# What you are asked to do
All of the lines below are to be transcribed faithfully, with pictures excluded from the copy.

--- start of Data shown ---

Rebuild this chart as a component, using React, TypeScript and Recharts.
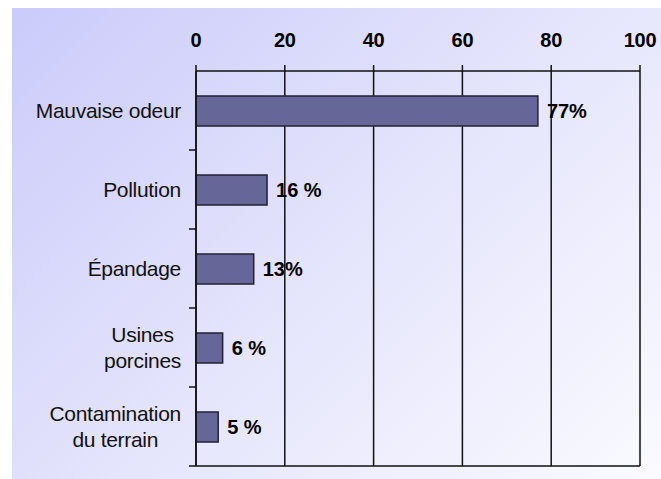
import React from 'react';
import { BarChart, Bar, XAxis, YAxis, CartesianGrid, LabelList } from 'recharts';

const categories = ['Mauvaise odeur', 'Pollution', 'Épandage', 'Usines\nporcines', 'Contamination\ndu terrain'];
const values = [77, 16, 13, 6, 5];
const valueLabels = ['77%', '16 %', '13%', '6 %', '5 %'];
const xTicks = [0, 20, 40, 60, 80, 100];

const data = categories.map((name, i) => ({ name, value: values[i], label: valueLabels[i] }));

const C = {
  bar: '#666699',
  barStroke: '#222233',
  line: '#111111',
  text: '#111111',
};

const FONT = '"Liberation Sans", Arial, sans-serif';
const CAT_SIZE = 21;
const CAT_SPACING = -0.3;

let ctx: CanvasRenderingContext2D | null = null;
function measure(text: string) {
  if (!ctx) {
    ctx = document.createElement('canvas').getContext('2d');
    if (ctx) ctx.font = `${CAT_SIZE}px ${FONT}`;
  }
  const w = ctx ? ctx.measureText(text).width : text.length * 10;
  return w + CAT_SPACING * text.length;
}

// category label + tick mark at the band boundary
function CatTick(props: any) {
  const { x, y, payload } = props;
  const lines = String(payload.value).split('\n');
  const half = payload.offset ?? 39.5;
  const right = x - 15;
  const lh = 26;
  let content;
  if (lines.length === 1) {
    content = (
      <text x={right} y={y + 7} textAnchor="end" fontSize={CAT_SIZE} fontFamily={FONT} fill={C.text} letterSpacing={CAT_SPACING}>
        {lines[0]}
      </text>
    );
  } else {
    const maxW = Math.max(...lines.map(measure));
    const cx = right - maxW / 2;
    content = (
      <text textAnchor="middle" fontSize={CAT_SIZE} fontFamily={FONT} fill={C.text} letterSpacing={CAT_SPACING}>
        {lines.map((l, i) => (
          <tspan key={i} x={cx} y={y + 7 + (i - (lines.length - 1) / 2) * lh}>
            {l}
          </tspan>
        ))}
      </text>
    );
  }
  return (
    <g>
      <line x1={x - 7} x2={x} y1={y + half} y2={y + half} stroke={C.line} strokeWidth={1.5} />
      {content}
    </g>
  );
}

export default function App() {
  return (
    <div
      style={{
        position: 'absolute',
        left: 12,
        top: 8,
        width: 649,
        height: 471,
        background: 'linear-gradient(135deg, #CBCBFB 0%, #E4E4FC 50%, #FAFAFF 100%)',
      }}
    >
      <BarChart
        width={649}
        height={471}
        data={data}
        layout="vertical"
        margin={{ top: 23, right: 21, bottom: 12, left: 10 }}
        barSize={30}
      >
        <CartesianGrid horizontal={false} stroke={C.line} strokeWidth={1.5} strokeDasharray="" />
        <XAxis
          type="number"
          orientation="top"
          domain={[0, 100]}
          ticks={xTicks}
          interval={0}
          height={40}
          tickSize={6}
          tickMargin={18}
          axisLine={{ stroke: C.line, strokeWidth: 1.5 }}
          tickLine={{ stroke: C.line, strokeWidth: 1.5 }}
          tick={{ fill: '#000', fontSize: 20, fontWeight: 'bold', fontFamily: FONT, letterSpacing: -0.3 }}
        />
        <XAxis
          xAxisId="bottom"
          type="number"
          orientation="bottom"
          domain={[0, 100]}
          height={1}
          tick={false}
          tickLine={false}
          axisLine={{ stroke: C.line, strokeWidth: 1.5 }}
        />
        <YAxis
          type="category"
          dataKey="name"
          width={174}
          interval={0}
          tickSize={0}
          tickMargin={0}
          tickLine={false}
          axisLine={{ stroke: C.line, strokeWidth: 1.5 }}
          tick={<CatTick />}
        />
        <Bar dataKey="value" fill={C.bar} stroke={C.barStroke} strokeWidth={1.5} isAnimationActive={false}>
          <LabelList
            dataKey="label"
            position="right"
            offset={9}
            fill="#000"
            fontSize={20}
            fontWeight="bold"
            fontFamily={FONT}
          />
        </Bar>
      </BarChart>
    </div>
  );
}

--- end of Data shown ---

# Reply to the task
Rebuild this chart as a component, using React, TypeScript and Recharts.
import React from 'react';
import { BarChart, Bar, XAxis, YAxis, CartesianGrid, LabelList } from 'recharts';

const categories = ['Mauvaise odeur', 'Pollution', 'Épandage', 'Usines\nporcines', 'Contamination\ndu terrain'];
const values = [77, 16, 13, 6, 5];
const valueLabels = ['77%', '16 %', '13%', '6 %', '5 %'];
const xTicks = [0, 20, 40, 60, 80, 100];

const data = categories.map((name, i) => ({ name, value: values[i], label: valueLabels[i] }));

const C = {
  bar: '#666699',
  barStroke: '#222233',
  line: '#111111',
  text: '#111111',
};

const FONT = '"Liberation Sans", Arial, sans-serif';
const CAT_SIZE = 21;
const CAT_SPACING = -0.3;

let ctx: CanvasRenderingContext2D | null = null;
function measure(text: string) {
  if (!ctx) {
    ctx = document.createElement('canvas').getContext('2d');
    if (ctx) ctx.font = `${CAT_SIZE}px ${FONT}`;
  }
  const w = ctx ? ctx.measureText(text).width : text.length * 10;
  return w + CAT_SPACING * text.length;
}

// category label + tick mark at the band boundary
function CatTick(props: any) {
  const { x, y, payload } = props;
  const lines = String(payload.value).split('\n');
  const half = payload.offset ?? 39.5;
  const right = x - 15;
  const lh = 26;
  let content;
  if (lines.length === 1) {
    content = (
      <text x={right} y={y + 7} textAnchor="end" fontSize={CAT_SIZE} fontFamily={FONT} fill={C.text} letterSpacing={CAT_SPACING}>
        {lines[0]}
      </text>
    );
  } else {
    const maxW = Math.max(...lines.map(measure));
    const cx = right - maxW / 2;
    content = (
      <text textAnchor="middle" fontSize={CAT_SIZE} fontFamily={FONT} fill={C.text} letterSpacing={CAT_SPACING}>
        {lines.map((l, i) => (
          <tspan key={i} x={cx} y={y + 7 + (i - (lines.length - 1) / 2) * lh}>
            {l}
          </tspan>
        ))}
      </text>
    );
  }
  return (
    <g>
      <line x1={x - 7} x2={x} y1={y + half} y2={y + half} stroke={C.line} strokeWidth={1.5} />
      {content}
    </g>
  );
}

export default function App() {
  return (
    <div
      style={{
        position: 'absolute',
        left: 12,
        top: 8,
        width: 649,
        height: 471,
        background: 'linear-gradient(135deg, #CBCBFB 0%, #E4E4FC 50%, #FAFAFF 100%)',
      }}
    >
      <BarChart
        width={649}
        height={471}
        data={data}
        layout="vertical"
        margin={{ top: 23, right: 21, bottom: 12, left: 10 }}
        barSize={30}
      >
        <CartesianGrid horizontal={false} stroke={C.line} strokeWidth={1.5} strokeDasharray="" />
        <XAxis
          type="number"
          orientation="top"
          domain={[0, 100]}
          ticks={xTicks}
          interval={0}
          height={40}
          tickSize={6}
          tickMargin={18}
          axisLine={{ stroke: C.line, strokeWidth: 1.5 }}
          tickLine={{ stroke: C.line, strokeWidth: 1.5 }}
          tick={{ fill: '#000', fontSize: 20, fontWeight: 'bold', fontFamily: FONT, letterSpacing: -0.3 }}
        />
        <XAxis
          xAxisId="bottom"
          type="number"
          orientation="bottom"
          domain={[0, 100]}
          height={1}
          tick={false}
          tickLine={false}
          axisLine={{ stroke: C.line, strokeWidth: 1.5 }}
        />
        <YAxis
          type="category"
          dataKey="name"
          width={174}
          interval={0}
          tickSize={0}
          tickMargin={0}
          tickLine={false}
          axisLine={{ stroke: C.line, strokeWidth: 1.5 }}
          tick={<CatTick />}
        />
        <Bar dataKey="value" fill={C.bar} stroke={C.barStroke} strokeWidth={1.5} isAnimationActive={false}>
          <LabelList
            dataKey="label"
            position="right"
            offset={9}
            fill="#000"
            fontSize={20}
            fontWeight="bold"
            fontFamily={FONT}
          />
        </Bar>
      </BarChart>
    </div>
  );
}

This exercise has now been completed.